▶ Exercise input:
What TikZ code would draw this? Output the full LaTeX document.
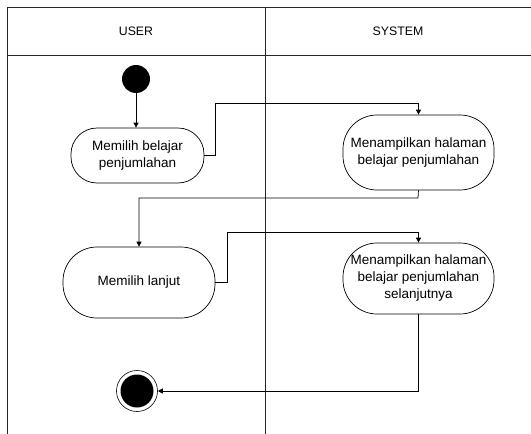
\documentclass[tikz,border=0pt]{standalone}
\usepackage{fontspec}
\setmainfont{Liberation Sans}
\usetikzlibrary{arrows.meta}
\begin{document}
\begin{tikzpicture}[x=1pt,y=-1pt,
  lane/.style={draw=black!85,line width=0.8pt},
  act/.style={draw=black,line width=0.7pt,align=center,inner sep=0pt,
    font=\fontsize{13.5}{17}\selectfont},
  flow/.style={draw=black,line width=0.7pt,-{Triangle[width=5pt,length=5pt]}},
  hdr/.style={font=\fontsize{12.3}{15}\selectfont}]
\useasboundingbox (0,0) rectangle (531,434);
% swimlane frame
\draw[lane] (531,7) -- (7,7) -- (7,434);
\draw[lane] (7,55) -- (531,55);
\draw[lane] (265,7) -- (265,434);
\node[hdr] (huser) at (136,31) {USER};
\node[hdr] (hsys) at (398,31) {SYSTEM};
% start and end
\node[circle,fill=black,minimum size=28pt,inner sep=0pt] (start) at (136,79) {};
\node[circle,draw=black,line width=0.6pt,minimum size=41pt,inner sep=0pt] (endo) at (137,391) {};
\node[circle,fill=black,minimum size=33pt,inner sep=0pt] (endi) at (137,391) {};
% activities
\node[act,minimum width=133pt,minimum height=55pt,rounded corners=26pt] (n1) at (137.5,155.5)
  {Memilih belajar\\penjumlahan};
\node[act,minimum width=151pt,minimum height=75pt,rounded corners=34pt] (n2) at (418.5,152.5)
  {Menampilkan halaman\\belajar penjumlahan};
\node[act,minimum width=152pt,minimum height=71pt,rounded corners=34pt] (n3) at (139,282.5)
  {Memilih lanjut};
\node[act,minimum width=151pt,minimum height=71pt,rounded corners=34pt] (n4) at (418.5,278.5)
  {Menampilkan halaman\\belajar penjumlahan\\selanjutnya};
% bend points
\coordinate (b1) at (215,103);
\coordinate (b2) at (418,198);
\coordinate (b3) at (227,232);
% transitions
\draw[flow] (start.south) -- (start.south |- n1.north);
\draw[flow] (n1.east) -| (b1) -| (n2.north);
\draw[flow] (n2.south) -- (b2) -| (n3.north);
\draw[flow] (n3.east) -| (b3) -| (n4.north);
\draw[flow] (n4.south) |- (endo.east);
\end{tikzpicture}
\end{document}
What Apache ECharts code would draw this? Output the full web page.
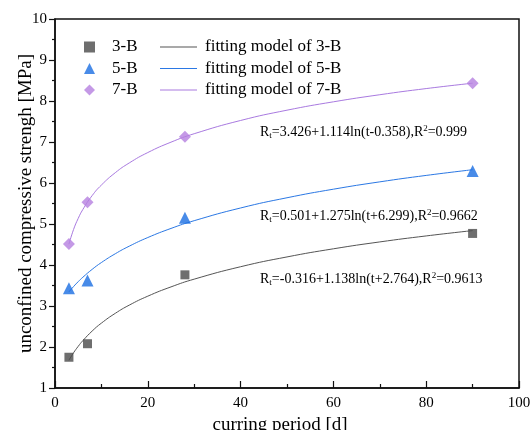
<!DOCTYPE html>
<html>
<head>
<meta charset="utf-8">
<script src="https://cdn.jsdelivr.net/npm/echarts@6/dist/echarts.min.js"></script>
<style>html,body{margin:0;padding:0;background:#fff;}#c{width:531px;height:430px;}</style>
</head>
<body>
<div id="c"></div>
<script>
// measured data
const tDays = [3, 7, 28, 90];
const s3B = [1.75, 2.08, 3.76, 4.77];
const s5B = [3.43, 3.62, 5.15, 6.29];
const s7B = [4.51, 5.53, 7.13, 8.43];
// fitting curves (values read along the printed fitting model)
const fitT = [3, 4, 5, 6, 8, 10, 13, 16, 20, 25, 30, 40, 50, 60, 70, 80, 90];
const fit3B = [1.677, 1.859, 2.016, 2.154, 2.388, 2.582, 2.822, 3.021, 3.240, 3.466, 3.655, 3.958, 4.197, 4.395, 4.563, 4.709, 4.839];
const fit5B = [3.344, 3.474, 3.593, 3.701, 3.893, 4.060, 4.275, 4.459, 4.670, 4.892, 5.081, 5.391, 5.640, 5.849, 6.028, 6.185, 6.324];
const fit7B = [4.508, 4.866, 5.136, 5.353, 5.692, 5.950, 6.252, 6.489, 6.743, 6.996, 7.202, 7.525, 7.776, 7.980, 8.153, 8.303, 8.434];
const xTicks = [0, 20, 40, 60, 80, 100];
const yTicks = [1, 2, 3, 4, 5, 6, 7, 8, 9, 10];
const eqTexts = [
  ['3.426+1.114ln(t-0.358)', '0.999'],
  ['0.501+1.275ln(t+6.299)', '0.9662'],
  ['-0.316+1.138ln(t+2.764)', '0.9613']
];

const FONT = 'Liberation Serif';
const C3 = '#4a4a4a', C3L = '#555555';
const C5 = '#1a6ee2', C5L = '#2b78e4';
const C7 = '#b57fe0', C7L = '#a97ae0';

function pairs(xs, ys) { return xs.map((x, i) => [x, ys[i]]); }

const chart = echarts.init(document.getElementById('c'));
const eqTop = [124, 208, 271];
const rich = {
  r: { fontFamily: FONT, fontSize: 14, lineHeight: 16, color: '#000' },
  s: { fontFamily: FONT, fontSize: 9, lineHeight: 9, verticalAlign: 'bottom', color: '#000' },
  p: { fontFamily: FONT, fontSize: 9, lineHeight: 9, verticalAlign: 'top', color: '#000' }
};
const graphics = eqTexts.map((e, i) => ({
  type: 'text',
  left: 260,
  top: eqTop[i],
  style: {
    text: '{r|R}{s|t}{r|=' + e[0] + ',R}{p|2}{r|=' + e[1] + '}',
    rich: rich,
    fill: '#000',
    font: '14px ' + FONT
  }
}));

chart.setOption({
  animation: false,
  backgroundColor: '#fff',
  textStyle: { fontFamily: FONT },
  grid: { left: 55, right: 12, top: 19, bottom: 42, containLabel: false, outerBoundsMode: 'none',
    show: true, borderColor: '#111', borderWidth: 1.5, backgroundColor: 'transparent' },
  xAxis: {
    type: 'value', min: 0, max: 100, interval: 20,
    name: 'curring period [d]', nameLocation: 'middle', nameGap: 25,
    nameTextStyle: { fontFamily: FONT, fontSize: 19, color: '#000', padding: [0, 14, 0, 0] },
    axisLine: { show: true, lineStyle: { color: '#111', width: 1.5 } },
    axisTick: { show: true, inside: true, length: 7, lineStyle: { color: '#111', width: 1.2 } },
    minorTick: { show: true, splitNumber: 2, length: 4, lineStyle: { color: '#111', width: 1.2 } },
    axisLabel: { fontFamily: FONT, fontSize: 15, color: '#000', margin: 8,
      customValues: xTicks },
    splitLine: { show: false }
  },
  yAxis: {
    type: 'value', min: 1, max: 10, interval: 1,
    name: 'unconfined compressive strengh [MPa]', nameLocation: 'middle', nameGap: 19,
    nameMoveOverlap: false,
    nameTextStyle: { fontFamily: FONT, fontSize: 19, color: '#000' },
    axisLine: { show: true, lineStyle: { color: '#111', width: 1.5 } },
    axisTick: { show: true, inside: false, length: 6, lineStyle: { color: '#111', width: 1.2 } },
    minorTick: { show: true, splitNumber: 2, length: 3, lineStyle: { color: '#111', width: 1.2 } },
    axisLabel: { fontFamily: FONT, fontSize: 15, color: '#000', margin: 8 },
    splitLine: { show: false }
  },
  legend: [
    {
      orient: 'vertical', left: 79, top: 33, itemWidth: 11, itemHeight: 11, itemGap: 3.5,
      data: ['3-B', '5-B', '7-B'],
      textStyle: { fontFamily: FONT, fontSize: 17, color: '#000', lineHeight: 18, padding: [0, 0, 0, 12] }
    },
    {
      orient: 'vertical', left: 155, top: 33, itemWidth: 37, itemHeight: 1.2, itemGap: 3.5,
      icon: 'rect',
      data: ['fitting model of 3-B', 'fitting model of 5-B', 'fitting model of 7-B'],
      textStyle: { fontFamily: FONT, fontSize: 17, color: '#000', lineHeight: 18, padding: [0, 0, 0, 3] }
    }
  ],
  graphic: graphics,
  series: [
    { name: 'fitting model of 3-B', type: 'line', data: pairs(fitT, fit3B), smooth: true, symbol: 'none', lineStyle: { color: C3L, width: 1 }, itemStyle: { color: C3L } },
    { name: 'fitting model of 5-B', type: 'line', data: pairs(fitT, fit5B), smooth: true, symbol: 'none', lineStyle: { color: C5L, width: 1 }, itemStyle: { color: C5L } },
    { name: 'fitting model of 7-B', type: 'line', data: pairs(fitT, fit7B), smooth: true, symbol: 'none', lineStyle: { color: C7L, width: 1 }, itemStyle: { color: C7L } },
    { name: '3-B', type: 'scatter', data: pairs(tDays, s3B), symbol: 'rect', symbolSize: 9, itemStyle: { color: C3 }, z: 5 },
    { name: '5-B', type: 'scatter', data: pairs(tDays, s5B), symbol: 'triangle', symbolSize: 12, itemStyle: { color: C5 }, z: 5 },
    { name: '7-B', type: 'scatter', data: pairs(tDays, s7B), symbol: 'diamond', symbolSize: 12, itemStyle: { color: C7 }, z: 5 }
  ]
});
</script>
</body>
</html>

▶ Aim: From the listing above, collect each line in which the string "would" appears.

▶ Solution to this task:
What TikZ code would draw this? Output the full LaTeX document.
What Apache ECharts code would draw this? Output the full web page.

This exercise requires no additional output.